というのも、常に「今のままでいいのか」という情報に煽られ、さらされ続けていくと、気づかないうちに「私は今のままでいいのか…」という不安にからみとられていくからです。

 

3.カウンセリング場面では

 

このような現代社会の風潮や、それが心に与える影響はカウンセリング場面でも生じてきます。一つの典型例は「子育て」かもしれません。

 

子育てに関してはとにかく情報が溢れています。その中で知らず知らず「~が良い子育て」といった情報に触れていく中で、いつの間にかその情報が「世間一般の平均値」となっていき、その情報と自分の子育てを比較していくわけです。

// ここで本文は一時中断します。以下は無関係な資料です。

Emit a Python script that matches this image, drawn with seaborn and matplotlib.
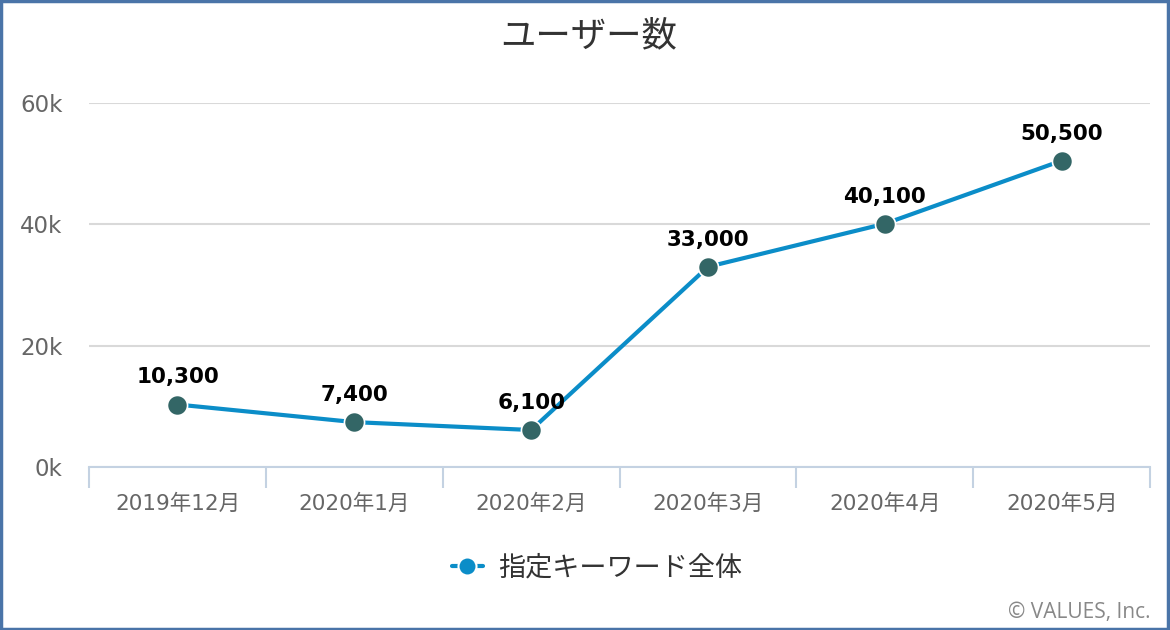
import matplotlib
matplotlib.use("Agg")
import matplotlib.pyplot as plt
from matplotlib.lines import Line2D
from matplotlib.patches import Rectangle
from matplotlib.ticker import FixedLocator
import seaborn as sns
import pandas as pd

categories = ["2019年12月", "2020年1月", "2020年2月", "2020年3月", "2020年4月", "2020年5月"]
users = [10300, 7400, 6100, 33000, 40100, 50500]
yticks = [0, 20000, 40000, 60000]
ytick_labels = ["0k", "20k", "40k", "60k"]
series_name = "指定キーワード全体"
title = "ユーザー数"
credit = "© VALUES, Inc."

LINE = "#0b8dc8"
MARK = "#336666"
GRID = "#d9d9d9"
AXIS = "#c4d2e2"
TXT = "#666666"

sns.set_theme(style="white")
plt.rcParams["font.family"] = ["DejaVu Sans", "Noto Sans CJK JP"]

df = pd.DataFrame({"x": range(len(categories)), "y": users})

fig = plt.figure(figsize=(11.7, 6.3), dpi=100)
ax = fig.add_axes([0.0761, 0.2587, 0.9069, 0.5778])

sns.lineplot(data=df, x="x", y="y", color=LINE, lw=3, ax=ax, zorder=3)
sns.scatterplot(data=df, x="x", y="y", color=MARK, s=210, edgecolor="white",
                linewidth=1.2, ax=ax, zorder=4)

for xi, yi in zip(df["x"], df["y"]):
    ax.annotate(f"{yi:,}", (xi, yi), xytext=(0, 19.5), textcoords="offset points",
                ha="center", va="center", fontsize=15.5, fontweight="bold",
                color="black", family=["DejaVu Sans"])

ax.set_xlim(-0.5, len(categories) - 0.5)
ax.set_ylim(0, 60000)
ax.set_xlabel("")
ax.set_ylabel("")

ax.set_yticks(yticks)
ax.set_yticklabels(ytick_labels)
ax.yaxis.grid(True, color=GRID, lw=1.5)
ax.set_axisbelow(True)

ax.set_xticks(range(len(categories)))
ax.set_xticklabels(categories)
ax.xaxis.set_minor_locator(FixedLocator([i - 0.5 for i in range(len(categories) + 1)]))
ax.tick_params(axis="x", which="major", length=0, pad=19, labelsize=15.5, labelcolor=TXT)
ax.tick_params(axis="x", which="minor", length=15, width=1.5, color=AXIS, direction="out", bottom=True)
ax.tick_params(axis="y", length=0, pad=19, labelsize=16.5, labelcolor=TXT)
for lab in ax.get_xticklabels():
    lab.set_family(["DejaVu Sans", "Noto Sans CJK JP"])

for s in ["top", "right", "left"]:
    ax.spines[s].set_visible(False)
ax.spines["bottom"].set_color(AXIS)
ax.spines["bottom"].set_linewidth(1.5)

fig.text(0.503, 0.942, title, ha="center", va="center", fontsize=25.5,
         color="#333333", family=["Noto Sans CJK JP"])

handle = Line2D([0], [0], color=LINE, lw=3, marker="o", markersize=13,
                markerfacecolor=LINE, markeredgecolor="white", markeredgewidth=1.5)
leg = fig.legend([handle], [series_name], loc="center", bbox_to_anchor=(0.51, 0.098),
                 frameon=False, handlelength=1.15, handletextpad=0.55,
                 prop={"family": ["Noto Sans CJK JP"], "size": 19.5})
for t in leg.get_texts():
    t.set_color("#333333")

fig.text(0.983, 0.028, credit, ha="right", va="center", fontsize=15,
         color="#888888", family=["Open Sans", "DejaVu Sans"])

fig.patches.append(Rectangle((0.001, 0.002), 0.997, 0.996, transform=fig.transFigure,
                             fill=False, edgecolor="#4a74a8", lw=2.5, zorder=10))

fig.savefig("out.png", dpi=100)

そしてそこから“自分の子育ては大丈夫なのか‥”と過度に不安になっていく。

 

このような心の動きは、ときに当人にとって強い生きづらさや不安を生じさせていきます。

 

4.自分へのアップデートが常に求められるしんどさ

 

現代社会の上記のような風潮は、自分に関する様々な側面への「アップデート、アップグレード」を知らず知らずのうちに求められ、強要されている状況といってもいいかもしれません。しかも「常に絶え間なく」です。

 

もちろん、そういった刺激からより良い人生に結びつく場合もあるので良い側面もあると思います。

 

しかし、上記のような「煽り文句にさらされ続けていると、知らず知らずのうちに今の自分に漠然とした不安、不全感を感じたり、「漠然とした世間」と比較し、場合によってはそこからなんらかのしんどい行動をしていく可能性もあります。例えば冷静に考えれば「非生産的なこと」に多額のお金をかけたり、時間や労力をつぎ込んだり。

 

好むと好まざるに関わらず、我々はそのような社会で今を生き、それは我々の心にも影響をあたえていくわけです。そう考えると、現代社会のそういった風潮や、それが心に与えうる影響を多少なりとも自覚しつつ生きることは心を守るために役立つと思います。

 

現代の社会が心に与える影響は様々な切り取られ方をしますが、今回は心の健康に直結する側面をピックアップして検討してみました。今回の記事が、多少なりとも皆さまの心の健康や気づかないうちに生じてくる生きづらさや不安の軽減に役立てば幸いです。